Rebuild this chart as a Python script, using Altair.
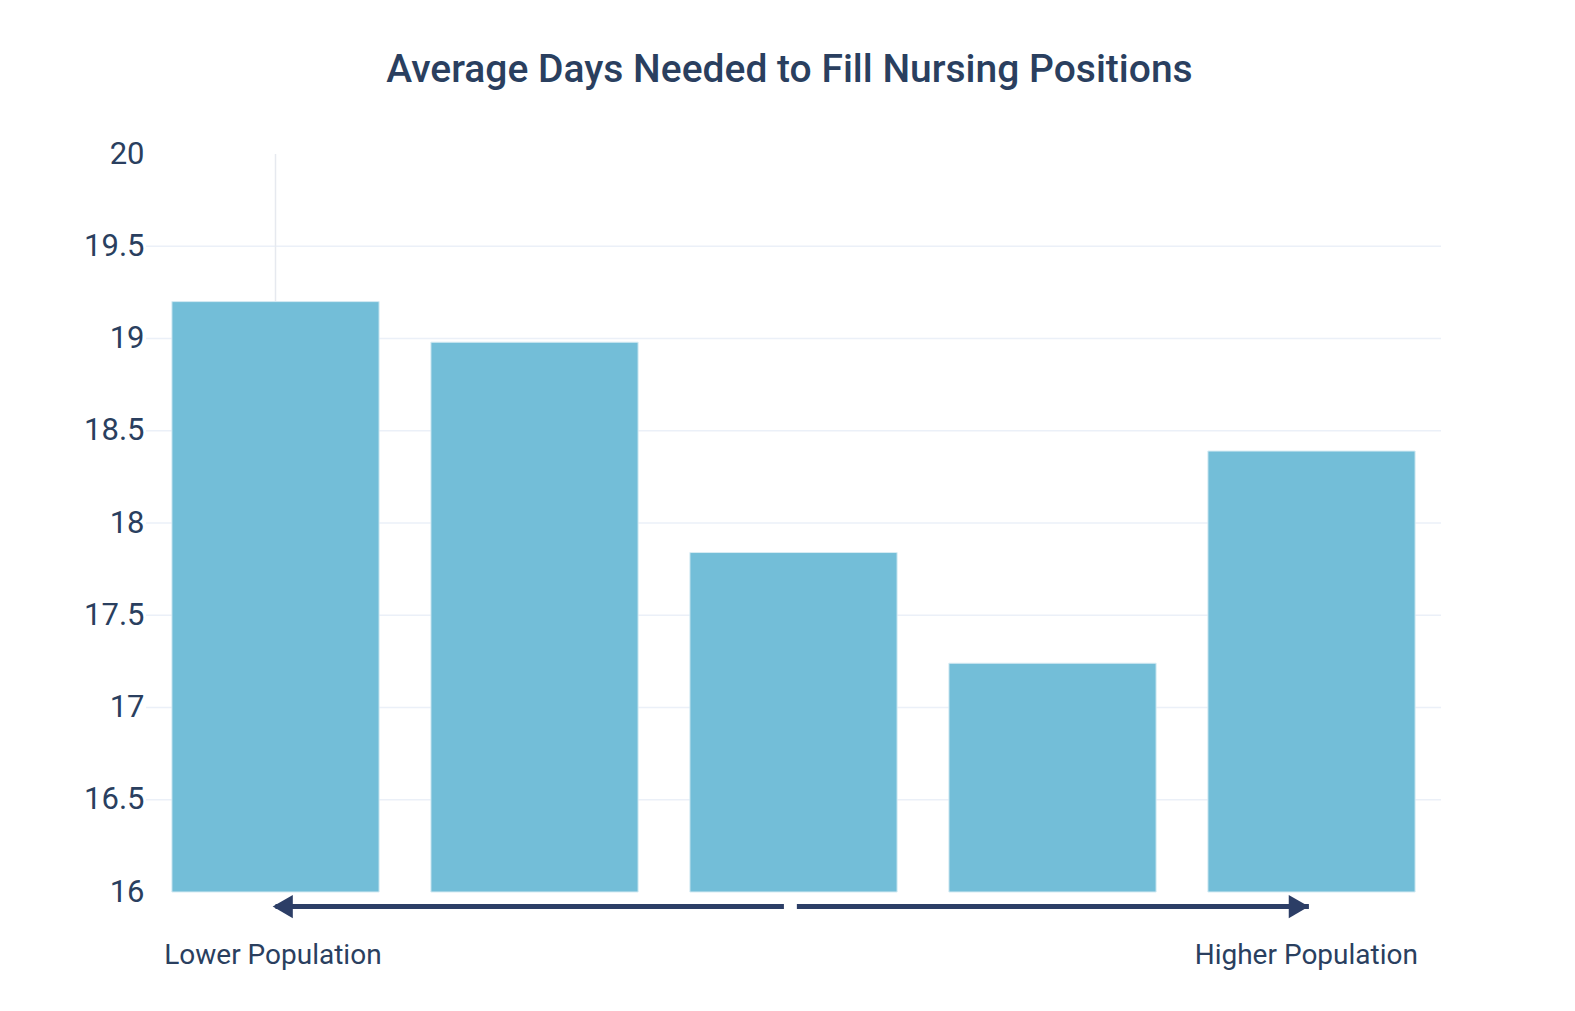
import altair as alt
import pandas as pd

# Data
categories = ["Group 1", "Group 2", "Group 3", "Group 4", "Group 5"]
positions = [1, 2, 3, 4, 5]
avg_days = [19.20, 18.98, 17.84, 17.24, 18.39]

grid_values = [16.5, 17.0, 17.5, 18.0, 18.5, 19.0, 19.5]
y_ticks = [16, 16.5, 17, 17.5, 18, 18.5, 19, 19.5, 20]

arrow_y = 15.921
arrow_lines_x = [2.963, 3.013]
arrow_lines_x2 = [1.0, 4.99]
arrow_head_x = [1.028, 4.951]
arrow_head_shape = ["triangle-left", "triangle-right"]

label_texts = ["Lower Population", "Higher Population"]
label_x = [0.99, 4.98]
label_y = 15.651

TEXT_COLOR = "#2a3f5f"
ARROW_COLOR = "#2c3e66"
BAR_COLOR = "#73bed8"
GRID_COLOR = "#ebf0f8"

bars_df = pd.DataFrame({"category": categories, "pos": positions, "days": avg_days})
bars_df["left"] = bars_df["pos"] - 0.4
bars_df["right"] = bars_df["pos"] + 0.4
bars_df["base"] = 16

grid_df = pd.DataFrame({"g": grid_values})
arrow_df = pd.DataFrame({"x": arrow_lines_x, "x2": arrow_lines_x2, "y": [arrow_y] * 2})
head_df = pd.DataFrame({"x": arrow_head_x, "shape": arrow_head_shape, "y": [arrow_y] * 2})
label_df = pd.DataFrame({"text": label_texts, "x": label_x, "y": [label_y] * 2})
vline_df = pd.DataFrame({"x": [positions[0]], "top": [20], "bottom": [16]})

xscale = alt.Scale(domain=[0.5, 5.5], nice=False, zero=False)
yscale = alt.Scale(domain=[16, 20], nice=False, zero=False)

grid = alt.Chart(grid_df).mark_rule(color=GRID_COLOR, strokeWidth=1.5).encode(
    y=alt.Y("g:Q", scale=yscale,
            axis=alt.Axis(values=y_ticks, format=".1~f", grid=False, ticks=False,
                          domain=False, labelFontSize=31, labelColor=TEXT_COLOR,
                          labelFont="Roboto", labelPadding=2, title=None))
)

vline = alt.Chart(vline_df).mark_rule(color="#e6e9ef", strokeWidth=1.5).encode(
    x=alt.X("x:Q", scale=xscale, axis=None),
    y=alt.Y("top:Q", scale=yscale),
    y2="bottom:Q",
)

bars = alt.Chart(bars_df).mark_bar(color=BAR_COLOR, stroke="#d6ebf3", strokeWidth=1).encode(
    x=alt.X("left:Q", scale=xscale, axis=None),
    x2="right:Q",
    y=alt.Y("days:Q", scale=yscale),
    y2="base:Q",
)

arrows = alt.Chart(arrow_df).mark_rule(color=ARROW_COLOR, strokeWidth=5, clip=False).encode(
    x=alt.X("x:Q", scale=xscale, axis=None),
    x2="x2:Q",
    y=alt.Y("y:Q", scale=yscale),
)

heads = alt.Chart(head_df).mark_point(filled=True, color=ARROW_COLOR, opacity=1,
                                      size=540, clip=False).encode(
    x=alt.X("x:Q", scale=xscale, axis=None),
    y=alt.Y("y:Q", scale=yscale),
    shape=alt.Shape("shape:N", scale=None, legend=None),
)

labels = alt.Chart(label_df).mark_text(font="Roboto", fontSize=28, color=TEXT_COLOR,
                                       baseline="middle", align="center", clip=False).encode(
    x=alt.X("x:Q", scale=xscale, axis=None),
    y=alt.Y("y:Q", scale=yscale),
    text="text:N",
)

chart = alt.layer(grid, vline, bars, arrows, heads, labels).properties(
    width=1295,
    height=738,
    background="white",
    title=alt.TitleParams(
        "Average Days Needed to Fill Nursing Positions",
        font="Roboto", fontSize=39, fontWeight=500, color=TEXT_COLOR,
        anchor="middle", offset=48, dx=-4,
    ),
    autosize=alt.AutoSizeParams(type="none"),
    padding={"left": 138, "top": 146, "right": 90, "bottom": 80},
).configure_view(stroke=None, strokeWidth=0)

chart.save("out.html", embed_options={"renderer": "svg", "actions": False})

---

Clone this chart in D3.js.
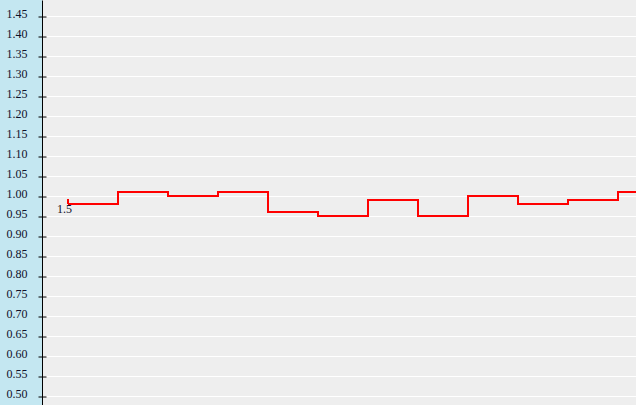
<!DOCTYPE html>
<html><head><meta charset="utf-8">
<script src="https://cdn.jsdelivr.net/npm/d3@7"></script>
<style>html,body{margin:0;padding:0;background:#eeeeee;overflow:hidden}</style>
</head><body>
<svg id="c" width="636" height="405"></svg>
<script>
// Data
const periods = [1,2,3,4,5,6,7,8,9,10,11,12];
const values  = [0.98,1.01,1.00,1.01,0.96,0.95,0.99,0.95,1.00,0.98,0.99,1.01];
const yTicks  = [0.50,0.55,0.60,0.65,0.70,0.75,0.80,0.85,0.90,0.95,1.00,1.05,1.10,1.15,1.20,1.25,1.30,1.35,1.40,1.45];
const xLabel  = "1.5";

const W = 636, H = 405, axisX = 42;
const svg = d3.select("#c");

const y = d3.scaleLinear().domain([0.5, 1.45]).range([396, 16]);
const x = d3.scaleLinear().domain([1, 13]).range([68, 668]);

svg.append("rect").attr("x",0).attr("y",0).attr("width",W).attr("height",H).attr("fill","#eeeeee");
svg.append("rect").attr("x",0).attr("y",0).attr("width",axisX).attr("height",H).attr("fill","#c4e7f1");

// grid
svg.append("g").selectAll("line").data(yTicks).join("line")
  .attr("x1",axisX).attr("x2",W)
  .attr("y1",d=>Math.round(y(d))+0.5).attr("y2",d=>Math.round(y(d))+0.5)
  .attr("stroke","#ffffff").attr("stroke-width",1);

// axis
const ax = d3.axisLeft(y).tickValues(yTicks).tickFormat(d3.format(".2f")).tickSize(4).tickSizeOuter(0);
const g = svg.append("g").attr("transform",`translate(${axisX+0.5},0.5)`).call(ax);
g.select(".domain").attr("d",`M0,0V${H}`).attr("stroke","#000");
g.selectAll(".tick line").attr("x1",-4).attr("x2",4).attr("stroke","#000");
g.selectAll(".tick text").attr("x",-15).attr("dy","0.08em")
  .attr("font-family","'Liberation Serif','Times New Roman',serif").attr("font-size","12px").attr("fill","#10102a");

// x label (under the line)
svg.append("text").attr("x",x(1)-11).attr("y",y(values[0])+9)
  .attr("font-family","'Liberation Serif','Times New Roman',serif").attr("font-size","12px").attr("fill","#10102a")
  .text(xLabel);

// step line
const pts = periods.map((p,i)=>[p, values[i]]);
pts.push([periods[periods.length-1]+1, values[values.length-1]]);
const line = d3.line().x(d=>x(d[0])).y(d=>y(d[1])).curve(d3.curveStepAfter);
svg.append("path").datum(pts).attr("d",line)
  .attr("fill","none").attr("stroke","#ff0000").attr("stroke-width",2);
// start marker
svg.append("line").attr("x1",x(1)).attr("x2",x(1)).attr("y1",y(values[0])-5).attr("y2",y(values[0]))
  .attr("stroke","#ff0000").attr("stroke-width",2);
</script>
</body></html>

---

* _Requirement_:
Retype exactly the lines from the one with "Rebuild this chart" through the one with "y_ticks = [16, 16.5, 17, 17.5, 18, 18.5, 19, 19.5, 20]", both included, and nothing else; leave out the pictures.

* _Final result_:
Rebuild this chart as a Python script, using Altair.
import altair as alt
import pandas as pd

# Data
categories = ["Group 1", "Group 2", "Group 3", "Group 4", "Group 5"]
positions = [1, 2, 3, 4, 5]
avg_days = [19.20, 18.98, 17.84, 17.24, 18.39]

grid_values = [16.5, 17.0, 17.5, 18.0, 18.5, 19.0, 19.5]
y_ticks = [16, 16.5, 17, 17.5, 18, 18.5, 19, 19.5, 20]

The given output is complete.